After spending way to much time figuring out why I get the following error
pyspark: TypeError: IntegerType can not accept object in type <type 'unicode'>
while trying to create a dataframe based on Rows and a Schema, I noticed the following:
With a Row inside my rdd called rrdRows looking as follows:
Row(a="1", b="2", c=3)
and my dfSchema defined as:
dfSchema = StructType([
StructField("c", IntegerType(), True),
StructField("a", StringType(), True),
StructField("b", StringType(), True)
])
creating a dataframe as follows:
df = sqlContext.createDataFrame(rddRows, dfSchema)
brings the above mentioned Error, because Spark only considers the order of StructFields in the schema and does not match the name of the StructFields with the name of the Row fields.

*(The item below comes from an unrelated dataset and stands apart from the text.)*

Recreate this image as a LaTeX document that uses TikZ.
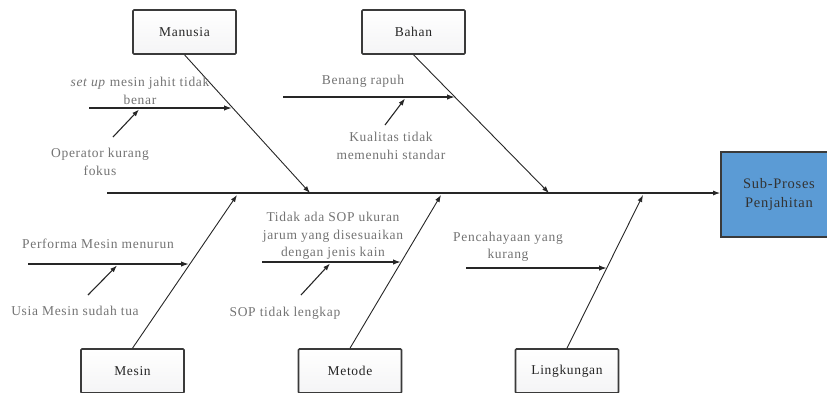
\documentclass[tikz,border=0pt]{standalone}
\usepackage{fontspec}
\setmainfont{Liberation Serif}[LetterSpace=5]
\usetikzlibrary{arrows.meta,calc}
\definecolor{effblue}{HTML}{5B9BD5}
\definecolor{boxedge}{HTML}{3A3A3A}
\begin{document}
\begin{tikzpicture}[x=1pt,y=-1pt,
  catbox/.style={draw=boxedge, line width=1.6pt, rounded corners=1pt,
    top color=white, bottom color=blue!6!gray!8,
    minimum width=103pt, minimum height=44pt, inner sep=0pt,
    font=\fontsize{13.5}{16}\selectfont, text=black!85},
  effbox/.style={draw=boxedge, line width=1.6pt, fill=effblue,
    minimum width=116pt, minimum height=85pt, inner sep=0pt, align=center,
    font=\fontsize{14.5}{19}\selectfont, text=black!80},
  cause/.style={font=\fontsize{13.5}{17.5}\selectfont, text=black!55, align=center, inner sep=0pt},
  spinearr/.style={-{Latex[length=7pt,width=5pt]}, line width=1.2pt, draw=black!85},
  catarr/.style={-{Latex[length=7pt,width=5pt]}, line width=0.9pt, draw=black!85},
  subarr/.style={-{Latex[length=8pt,width=5.5pt]}, line width=1.5pt, draw=black!85},
  subsubarr/.style={-{Latex[length=7pt,width=5pt]}, line width=1.1pt, draw=black!85},
]
\useasboundingbox (0,0) rectangle (827,392);

% effect and spine
\node[effbox] (eff) at (779,194.5) {Sub-Proses\\Penjahitan};
\coordinate (sp0) at (107,193);
\draw[spinearr] (sp0) -- (eff.west |- sp0);

% categories
\node[catbox] (man) at (184.5,32) {Manusia};
\node[catbox] (bah) at (413.5,32) {Bahan};
\node[catbox] (mes) at (132.5,371) {Mesin};
\node[catbox] (met) at (350,371) {Metode};
\node[catbox] (lin) at (567,371) {Lingkungan};

\coordinate (manE) at (310,193);
\coordinate (bahE) at (549,193);
\coordinate (mesE) at (237,195);
\coordinate (metE) at (441,195);
\coordinate (linE) at (643,195);

\draw[catarr] (man.south) -- (manE);
\draw[catarr] (bah.south) -- (bahE);
\draw[catarr] (mes.north) -- (mesE);
\draw[catarr] (met.north) -- (metE);
\draw[catarr] (lin.north) -- (linE);

% Manusia
\coordinate (a1s) at (89,108);
\coordinate (a1e) at (232,108);
\draw[subarr] (a1s) -- (a1e);
\node[cause] (a1t) at (140,91) {\textit{set up} mesin jahit tidak\\benar};
\coordinate (a2s) at (113,137);
\coordinate (a2e) at (139,109.5);
\draw[subsubarr] (a2s) -- (a2e);
\node[cause] (a2t) at (100,162) {Operator kurang\\fokus};

% Bahan
\coordinate (b1s) at (283,97);
\coordinate (b1e) at (455,97);
\draw[subarr] (b1s) -- (b1e);
\node[cause] (b1t) at (363,81) {Benang rapuh};
\coordinate (b2s) at (385,125);
\coordinate (b2e) at (405,98.5);
\draw[subsubarr] (b2s) -- (b2e);
\node[cause] (b2t) at (391,146) {Kualitas tidak\\memenuhi standar};

% Mesin
\coordinate (c1s) at (28,264);
\coordinate (c1e) at (189,264);
\draw[subarr] (c1s) -- (c1e);
\node[cause] (c1t) at (98,244) {Performa Mesin menurun};
\coordinate (c2s) at (88,295);
\coordinate (c2e) at (117,265.5);
\draw[subsubarr] (c2s) -- (c2e);
\node[cause] (c2t) at (75,311) {Usia Mesin sudah tua};

% Metode
\coordinate (d1s) at (262,262);
\coordinate (d1e) at (401,262);
\draw[subarr] (d1s) -- (d1e);
\node[cause] (d1t) at (333,236) {Tidak ada SOP ukuran\\jarum yang disesuaikan\\dengan jenis kain};
\coordinate (d2s) at (301,295);
\coordinate (d2e) at (330,263.5);
\draw[subsubarr] (d2s) -- (d2e);
\node[cause] (d2t) at (285,313) {SOP tidak lengkap};

% Lingkungan
\coordinate (e1s) at (466,268);
\coordinate (e1e) at (607,268);
\draw[subarr] (e1s) -- (e1e);
\node[cause] (e1t) at (508,247) {Pencahayaan yang\\kurang};
\end{tikzpicture}
\end{document}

In other words, in the above example, I noticed that spark tries to create a dataframe that would look as follow (if there would not be a typeError. e.x if everything would be of type String)
+---+---+---+
| c | b | a |
+---+---+---+
| 1 | 2 | 3 |
+---+---+---+
is this really expected, or some sort of bug?
EDIT: the rddRows are create along those lines:
def createRows(dic):
res = Row(a=dic["a"],b=dic["b"],c=int(dic["c"])
return res
rddRows = rddDict.map(createRows)
where rddDict is a parsed JSON file.